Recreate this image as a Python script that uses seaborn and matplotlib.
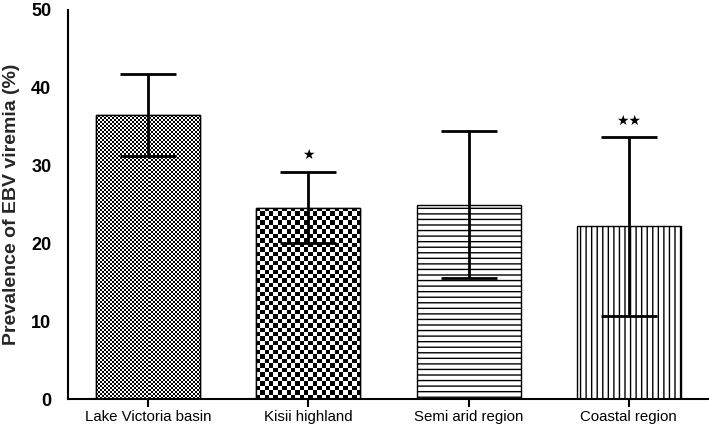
import numpy as np
import pandas as pd
import matplotlib
matplotlib.use("Agg")
import matplotlib.pyplot as plt
import seaborn as sns

categories = ["Lake Victoria basin", "Kisii highland", "Semi arid region", "Coastal region"]
prevalence = [36.5, 24.6, 25.0, 22.2]
errors = [5.3, 4.6, 9.5, 11.5]
stars = ["", "★", "", "★★"]
star_y = [None, 31.4, None, 35.8]
yticks = [0, 10, 20, 30, 40, 50]

sns.set_theme(style="white")
plt.rcParams['font.family'] = ['Liberation Sans', 'DejaVu Sans']
plt.rcParams['hatch.linewidth'] = 1.0

df = pd.DataFrame({"region": categories, "prev": prevalence})

fig = plt.figure(figsize=(7.09, 4.30), dpi=100)
ax = fig.add_axes([68/709, 1 - 399/430, 641/709, 389/430])

sns.barplot(data=df, x="region", y="prev", ax=ax, color="white",
            edgecolor="black", linewidth=1.0, width=0.65, errorbar=None)

ax.set_xlim(-0.5, 3.5)
ax.set_ylim(0, 50)
ax.set_autoscale_on(False)

patches = list(ax.patches)
hatches = [None, None, "---", "|||"]
for p, h in zip(patches, hatches):
    if h:
        p.set_hatch(h)

fig.canvas.draw()
extents = [p.get_window_extent() for p in patches]

cell_px = {0: 2.0, 1: 4.4}
for i, p in enumerate(patches):
    if i in cell_px:
        bb = extents[i]
        nx = max(2, int(round(bb.width / cell_px[i])))
        ny = max(2, int(round(bb.height / cell_px[i])))
        img = (np.indices((ny, nx)).sum(axis=0) % 2).astype(float)
        x0, x1 = p.get_x(), p.get_x() + p.get_width()
        y1 = p.get_height()
        im = ax.imshow(img, cmap="gray", vmin=0, vmax=1, interpolation="nearest",
                       extent=(x0, x1, 0, y1), aspect="auto", zorder=p.get_zorder() + 0.1,
                       origin="lower")
        im.set_clip_path(p)
        ax.add_patch(plt.Rectangle((x0, 0), p.get_width(), y1, fill=False,
                                   edgecolor="black", linewidth=1.0,
                                   zorder=p.get_zorder() + 0.2))

xpos = np.arange(len(categories))
ax.errorbar(xpos, prevalence, yerr=errors, fmt="none", ecolor="black",
            elinewidth=2.0, capsize=20, capthick=2.0, zorder=5)

for x, s, y in zip(xpos, stars, star_y):
    if s:
        ax.text(x, y, s, ha="center", va="center", fontsize=10,
                family=["DejaVu Sans"], color="black")

ax.set_xlim(-0.5, 3.5)
ax.set_ylim(0, 50)
ax.set_yticks(yticks)
ax.set_yticklabels([str(v) for v in yticks], fontweight="bold", fontsize=13)
ax.set_xlabel("")
ax.set_ylabel("Prevalence of EBV viremia (%)", fontweight="bold", fontsize=14, labelpad=8)
ax.tick_params(axis="x", labelsize=10.8, length=6, width=1.5, direction="out",
               bottom=True, colors="black", pad=2)
ax.tick_params(axis="y", length=0, pad=12, colors="black")

for side in ["top", "right"]:
    ax.spines[side].set_visible(False)
for side in ["left", "bottom"]:
    ax.spines[side].set_color("black")
    ax.spines[side].set_linewidth(1.5)

fig.savefig("out.png", dpi=100)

TASK BRIEF
Repeat the listing above exactly, with no pictures.

SOLUTION TO THIS PROBLEM
Recreate this image as a Python script that uses seaborn and matplotlib.
import numpy as np
import pandas as pd
import matplotlib
matplotlib.use("Agg")
import matplotlib.pyplot as plt
import seaborn as sns

categories = ["Lake Victoria basin", "Kisii highland", "Semi arid region", "Coastal region"]
prevalence = [36.5, 24.6, 25.0, 22.2]
errors = [5.3, 4.6, 9.5, 11.5]
stars = ["", "★", "", "★★"]
star_y = [None, 31.4, None, 35.8]
yticks = [0, 10, 20, 30, 40, 50]

sns.set_theme(style="white")
plt.rcParams['font.family'] = ['Liberation Sans', 'DejaVu Sans']
plt.rcParams['hatch.linewidth'] = 1.0

df = pd.DataFrame({"region": categories, "prev": prevalence})

fig = plt.figure(figsize=(7.09, 4.30), dpi=100)
ax = fig.add_axes([68/709, 1 - 399/430, 641/709, 389/430])

sns.barplot(data=df, x="region", y="prev", ax=ax, color="white",
            edgecolor="black", linewidth=1.0, width=0.65, errorbar=None)

ax.set_xlim(-0.5, 3.5)
ax.set_ylim(0, 50)
ax.set_autoscale_on(False)

patches = list(ax.patches)
hatches = [None, None, "---", "|||"]
for p, h in zip(patches, hatches):
    if h:
        p.set_hatch(h)

fig.canvas.draw()
extents = [p.get_window_extent() for p in patches]

cell_px = {0: 2.0, 1: 4.4}
for i, p in enumerate(patches):
    if i in cell_px:
        bb = extents[i]
        nx = max(2, int(round(bb.width / cell_px[i])))
        ny = max(2, int(round(bb.height / cell_px[i])))
        img = (np.indices((ny, nx)).sum(axis=0) % 2).astype(float)
        x0, x1 = p.get_x(), p.get_x() + p.get_width()
        y1 = p.get_height()
        im = ax.imshow(img, cmap="gray", vmin=0, vmax=1, interpolation="nearest",
                       extent=(x0, x1, 0, y1), aspect="auto", zorder=p.get_zorder() + 0.1,
                       origin="lower")
        im.set_clip_path(p)
        ax.add_patch(plt.Rectangle((x0, 0), p.get_width(), y1, fill=False,
                                   edgecolor="black", linewidth=1.0,
                                   zorder=p.get_zorder() + 0.2))

xpos = np.arange(len(categories))
ax.errorbar(xpos, prevalence, yerr=errors, fmt="none", ecolor="black",
            elinewidth=2.0, capsize=20, capthick=2.0, zorder=5)

for x, s, y in zip(xpos, stars, star_y):
    if s:
        ax.text(x, y, s, ha="center", va="center", fontsize=10,
                family=["DejaVu Sans"], color="black")

ax.set_xlim(-0.5, 3.5)
ax.set_ylim(0, 50)
ax.set_yticks(yticks)
ax.set_yticklabels([str(v) for v in yticks], fontweight="bold", fontsize=13)
ax.set_xlabel("")
ax.set_ylabel("Prevalence of EBV viremia (%)", fontweight="bold", fontsize=14, labelpad=8)
ax.tick_params(axis="x", labelsize=10.8, length=6, width=1.5, direction="out",
               bottom=True, colors="black", pad=2)
ax.tick_params(axis="y", length=0, pad=12, colors="black")

for side in ["top", "right"]:
    ax.spines[side].set_visible(False)
for side in ["left", "bottom"]:
    ax.spines[side].set_color("black")
    ax.spines[side].set_linewidth(1.5)

fig.savefig("out.png", dpi=100)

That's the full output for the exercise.